Could the Global Network Be a Thousand Times More Efficient?

By Ron Wilson, Executive editor — EDN, 1/12/2010

A research project that apparently began as a speculation among Bell Labs engineers in Ireland and the UK has grown into a global consortium determined to reduce energy consumption in the global information network. The Green Touch initiative, announced Monday, includes service providers AT&T, China Mobile, Portugal Telecom, Swisscom, and Telefonica; academic research labs The Massachusetts Institute of Technology (MIT) Research Laboratory for Electronics (RLE), Stanford University Wireless Systems Lab (WSL), and the University of Melbourne  Institute for a Broadband-Enabled Society (IBES); government and nonprofit research institutions CEA-LETI Applied Research Institute for Microelectronics (Grenoble, France), IMEC (headquarters: Leuven, Belgium), and The French National Institute for Research in Computer Science and Control (INRIA); and industrial labs Bell Labs, Samsung Advanced Institute of Technology (SAIT), and Freescale Semiconductor.

These disparate organizations have joined the cause to find three orders of magnitude in energy savings in global communications, even as the demand for bandwidth continues to grow exponentially.

“In the next five years we hope to identify the enabling technologies for three orders of magnitude improvement in efficiency,” explained Sam Samuel, Bell Labs executive director for Ireland and the UK. “The actual equipment to implement those savings will come later, after the technologies are identified.”

Samuel said the project began within the Labs as a theoretical question: Just how much more efficient could the global network be? The researchers started with an idealized model: a network in which each endpoint was connected to every other by an ideal link, and each endpoint contained an ideal, massive switch to deal with all those connections. In order to minimize the number of switching events there was no hierarchy” just a single, flat, fully populated mesh. In this case, Samuel said, physical limits on transmission efficiency and switching energy would allow the network to be 1012 times more efficient than today’s technology.
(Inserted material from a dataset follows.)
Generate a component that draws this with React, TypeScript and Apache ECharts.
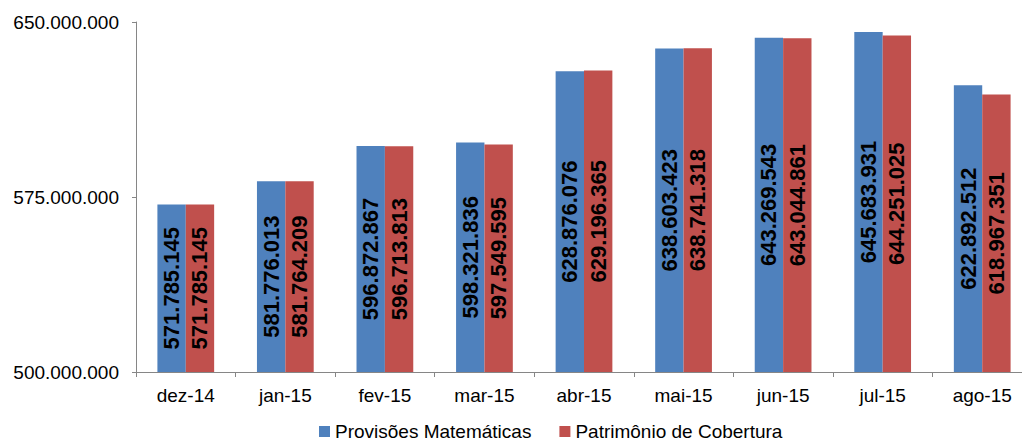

That study proved that the question was worth pursuing. But it was quantitatively almost meaningless, since nothing approaching the model could actually be built. So the researchers moved their modeling closer to reality. The next step was to isolate the core technologies in today’s network and explore what savings might be physically possible for them.

The researchers found that without breakthroughs in fundamental physics, wireless transmission could be 103, and fixed fiber transmission 108 times more efficient than it is now. These assessments assumed today’s physics, but massive deployment of as yet unidentified technology to reduce energy. Samuel cited such ideas as near-threshold power supply voltages, adiabatic circuit designs, drastically smaller cell sizes for wireless networks, and holographic coding for optical transmission as the sorts of technologies that might be needed. But he said the program at this point has not begun to identify actual target technologies.

Next, the researchers looked at projections. Anywhere they looked, Samuel said, it appeared that data rates were growing at 30 to 50% annual rates. But wireless data rates were an exception, growing much faster. “It appears from the growth rates as if wireless networking is in its infancy and just experiencing its first growth spurt,” Samuel said. “Our model suggests that by somewhere between 2011 and 2013, wireless networks will dominate energy consumption.” A shift to smaller cell sizes, in effect moving traffic from the air into fiber, could delay that crossover.

Such studies, correlated and combined with models of network growth, led to the conclusion that an aggregate thousand-fold improvement in network efficiency is feasible. But the effort will require new technologies in computing, switching, and transmission. As well, the goal will demand new ways of thinking about how the network is structured. For example, computing is always expensive. You want to minimize it whenever possible. That may mean thinking very differently about how to employ the computing cloud in tandem with local computing resources. It suggests embedding provisions for quality-of-service and security deeply in the protocol, rather than trying to implement these functions by applying intensive computing to a packet stream that was never intended to enable such things. And the goal could mean emphasizing optical transmission, which can be made nearly lossless, over wireless transmission, which cannot.

Yet Samuel cautioned that the enabling technologies the consortium identified had to be reachable by an evolution of today’s physical network. “No one is going to throw out their hardware and software,” he observed. “And if you come up with an idea that no one adopts, you haven’t solved the problem.”

So why is the beginning of 2010 the right time for a global 14-organization consortium? Because there is no time for inaction, Samuel says. “As an engineer, how often is it that I work on a problem that not only helps my company, but could change the lives of my children? I can’t walk away from this sort of problem.”